26 Ocak 2024 Cuma

Bea Setton "Berlin"

Kareler ve Sayfalar literary-fiction, popüler hafif psikolojik gerilim içeren binge-reading kitaplar pek de özel olmayan turu devam ediyor. Bea Setton'dan Berlin ile. İlk kez okuduğum bir yazar, goodreads'teki yorumlara bakarak seçtiğim kitaplardan biriydi, pişman olmadım, hatta beğendim.

Anlatıcı karakterimiz Daphne, Fransa'da doğmuş, sonrasında Oxford'da okumak için İngiltere'ye yerleşmiş ve anladığımız kadarıyla lisansüstü başvuruları reddedilmiş genç bir kadın. Ailesinin hala okuduğunu sandığı, hatta felsefe alanında lisansüstü öğrenim gördüğünü düşündüğü Daphne, ailesine "felsefe çalışmalarında hayli yardımcı olacağını düşündüğü" için Almanya'da Almanca öğrenmeye gitmek istediğini söyleyerek Berlin'e gelmiş. Söylediği tek yalanın bu olmadığını sayfalar geçtikçe anlamak mümkün; neredeyse kendisi hakkında söylediği her cümle bir yerden bir yalana bağlanıyor. Kesinlikle hastalıklı bir yalancılığın ardındaki bozuk psikolojiyi yazar sade biçimde çok güzel vermiş. Bir önceki yazıda da bahsettiğim gibi, Avrupa'nın içinde olduğu dekadansın ve nihilizmin bir örneği de Daphne adlı anlatıcımız. Kronik yalancılığı imkan verdiği kadar tanıyabildiğimiz anlatıcımız, amaçsızlık ve konfor batmasıyla karışık bir ruh halinde. Ailesinden gelen maddi destekle çürümesine devam etmek için kaçtığı bir yer olarak da kendisi gibi kaçaklarla dolu Berlin. Ve kendisi gibi, dekadansın haleti ruhiyesi gibi tekinsiz bir Berlin.

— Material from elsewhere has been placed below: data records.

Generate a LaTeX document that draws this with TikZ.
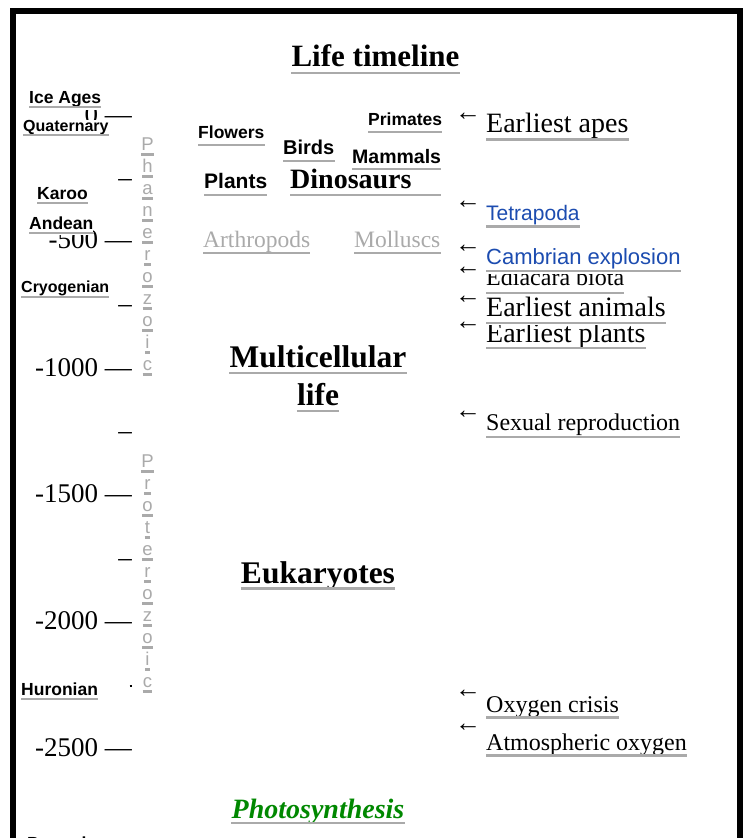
\documentclass[tikz,border=0pt]{standalone}
\usepackage{fontspec}
\setmainfont{Liberation Serif}
\setsansfont{Liberation Sans}
\definecolor{lgray}{RGB}{170,170,170}
\definecolor{lblue}{RGB}{28,76,176}
\definecolor{lgreen}{RGB}{0,136,0}
\newcommand{\fsz}[1]{\fontsize{#1}{#1}\selectfont}
\begin{document}
\begin{tikzpicture}[x=1pt,y=-1pt,
  uline/.style={draw=lgray,line width=2.8},
  thinul/.style={draw=lgray,line width=2.2},
  lnk/.style={append after command={([yshift=-#1]\tikzlastnode.base west) edge[uline] ([yshift=-#1]\tikzlastnode.base east)}},
  lnkt/.style={append after command={([yshift=-#1]\tikzlastnode.base west) edge[thinul] ([yshift=-#1]\tikzlastnode.base east)}},
  lbl/.style={inner sep=0,anchor=base west,fill=white},
  ice/.style={lbl,font=\sffamily\bfseries\fsz{#1}},
  bs/.style={lbl,font=\sffamily\bfseries\fsz{#1}},
  ev/.style={lbl,font=\fsz{#1}},
  evs/.style={lbl,font=\sffamily\fsz{#1},text=lblue},
  tk/.style={inner sep=0,anchor=base east,font=\fsz{27}},
  arr/.style={inner sep=0,anchor=center,font=\fsz{26}},
  vl/.style={inner sep=0,anchor=base,font=\sffamily\fsz{18.5},text=lgray},
  big/.style={inner sep=0,anchor=base,font=\bfseries\fsz{31.5}}
]
\useasboundingbox (0,0) rectangle (745,838);
\clip (0,0) rectangle (745,838);
\fill[white] (0,0) rectangle (745,838);
\draw[line width=6,miter limit=10] (12.5,870) -- (12.5,11) -- (739.5,11) -- (739.5,870);

% title
\node[inner sep=0,anchor=base,font=\bfseries\fsz{31},lnk=7] (title) at (375.5,66) {Life timeline};

% time scale
\node[tk] (m0) at (132,123) {0 —};
\node[tk] (m250) at (132,186) {–};
\node[tk] (m500) at (132,248) {-500 —};
\node[tk] (m750) at (132,312) {–};
\node[tk] (m1000) at (132,376) {-1000 —};
\node[tk] (m1250) at (132,439) {–};
\node[tk] (m1500) at (132,502) {-1500 —};
\node[tk] (m1750) at (132,566) {–};
\node[tk] (m2000) at (132,629) {-2000 —};
\draw[line width=1.4] (129.5,686) -- (132,686);
\node[tk] (m2500) at (132,756) {-2500 —};

% ice ages
\node[ice=17.5,text depth=7,lnk=4] (iceages) at (29,103) {Ice Ages};
\node[ice=16,lnk=4] (quat) at (23,131) {Quaternary};
\node[ice=17.5,lnk=4] (karoo) at (37,199) {Karoo};
\node[ice=17.5,text depth=6,lnk=4] (andean) at (29,229) {Andean};
\node[ice=16,lnk=5] (cryo) at (21,292) {Cryogenian};
\node[ice=17.5,lnk=4] (huron) at (21,695) {Huronian};
\node[ice=17.5] (pongola) at (27,849) {Pongola};

% eons
\foreach \c [count=\i from 0] in {P,h,a,n,e,r,o,z,o,i,c}
  \node[vl,lnkt=4.5] (pha\i) at (147.5,150+22*\i) {\c};
\foreach \c [count=\i from 0] in {P,r,o,t,e,r,o,z,o,i,c}
  \node[vl,lnkt=4.5] (pro\i) at (147.5,467+22*\i) {\c};

% groups
\node[bs=17.5,lnk=7] (flowers) at (198,138) {Flowers};
\node[bs=21,lnk=7] (plants) at (204,188) {Plants};
\node[lbl,font=\bfseries\fsz{28}] (dino) at (290,188) {Dinosaurs};
\draw[uline] ([yshift=-7]dino.base west) -- ([xshift=29,yshift=-7]dino.base east);
\node[bs=20,lnk=7] (birds) at (283,154) {Birds};
\node[bs=17.5,lnk=7] (primates) at (368,125) {Primates};
\node[bs=19.5,lnk=6] (mammals) at (352,163) {Mammals};
\node[lbl,font=\fsz{23.5},text=lgray,lnk=6] (arthro) at (203,247) {Arthropods};
\node[lbl,font=\fsz{23.5},text=lgray,lnk=6] (mollusc) at (354,247) {Molluscs};

\node[big,lnk=6] (multi) at (318,367) {Multicellular};
\node[big,lnk=6] (life) at (318,405) {life};
\node[big,lnk=5.5] (euk) at (318,583) {Eukaryotes};
\node[inner sep=0,anchor=base,font=\bfseries\itshape\fsz{28},text=lgreen,lnk=5] (photo) at (318,818) {Photosynthesis};

% events
\node[ev=28,lnk=7.5] (apes) at (486,132) {Earliest apes};
\node[arr] (a1) at (468,117) {←};
\node[evs=21,lnk=6.5] (tetra) at (486,220) {Tetrapoda};
\node[arr] (a2) at (468,205) {←};
\node[ev=24,lnk=8] (edia) at (486,285) {Ediacara biota};
\node[arr] (a4) at (468,270.5) {←};
\node[evs=22,text depth=10,lnk=7] (cambr) at (486,264) {Cambrian explosion};
\node[arr] (a3) at (468,249) {←};
\node[ev=28,lnk=6] (eplants) at (486,342) {Earliest plants};
\node[arr] (a6) at (468,326) {←};
\node[ev=28,text depth=9,lnk=7] (eanim) at (486,316) {Earliest animals};
\node[arr] (a5) at (468,300) {←};
\node[ev=24,lnk=7] (sexual) at (486,430) {Sexual reproduction};
\node[arr] (a7) at (468,415) {←};
\node[ev=24,lnk=5.5] (oxcrisis) at (486,712) {Oxygen crisis};
\node[arr] (a8) at (468,693.5) {←};
\node[ev=24,lnk=5.5] (atmos) at (486,750) {Atmospheric oxygen};
\node[arr] (a9) at (468,728) {←};
\end{tikzpicture}
\end{document}
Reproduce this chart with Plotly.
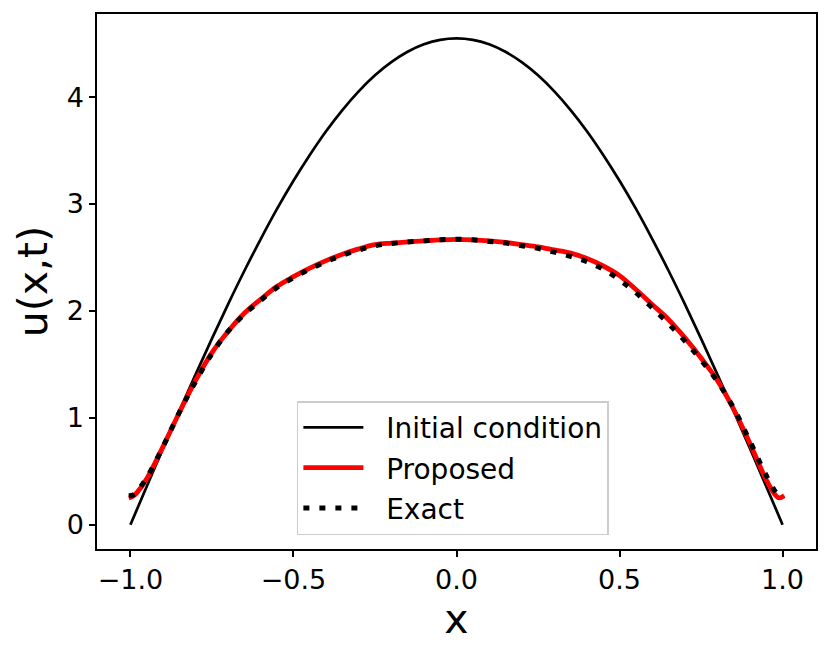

Kiraladığı dairenin önce camında bir çatlak, ardından da daireye yönelik bir saldırı olduğunda anlatıcımız gerçekten dehşete düşüyor; kime ne yaptığını bilmiyor, neden hedef alındığını bilmiyor, dil okulundan insanlarla kurduğu yalancı ve yüzeysel iletişim hariç Berlin'de geçirdiği zamanda edindiği takıntılı bir eski sevgiliden başka neredeyse kimsesi bile yok.

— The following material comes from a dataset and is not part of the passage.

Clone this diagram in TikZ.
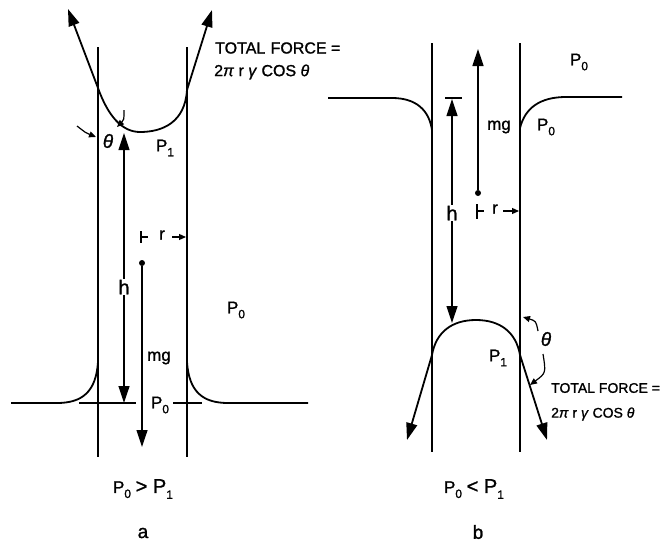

Daphne'nin zihnindeki çöküşü karşımıza Berlin'de geçen bir psikolojik gerilime çevirmekte yazar bence başarılı olmuş. Bergman filmlerindeki bir gerilimin benzerine ya da en sevdiğim filmlerden biri olan Victoria'daki Berlin'e benzer bir tekinsizlik romanı sarıyor. Bir yanda yine bedensel yıkımla ruhsal yıkımını örtmeye çalışan genç bir kadın var; bir yanda da Avrupa'nın karakterler üzerinden yüzümüze vuran buhranı.

Çok beğendim, yani neden çok beğendim; bu kadar yalın biçimde aslında hiçbir özelliği olmayan bir insanın kaçışı ve çöküşünü, gizemli bir şekle sokarak gerilimin hakkını vermek zor olsa gerek. Yazar bunu başarmış bana göre.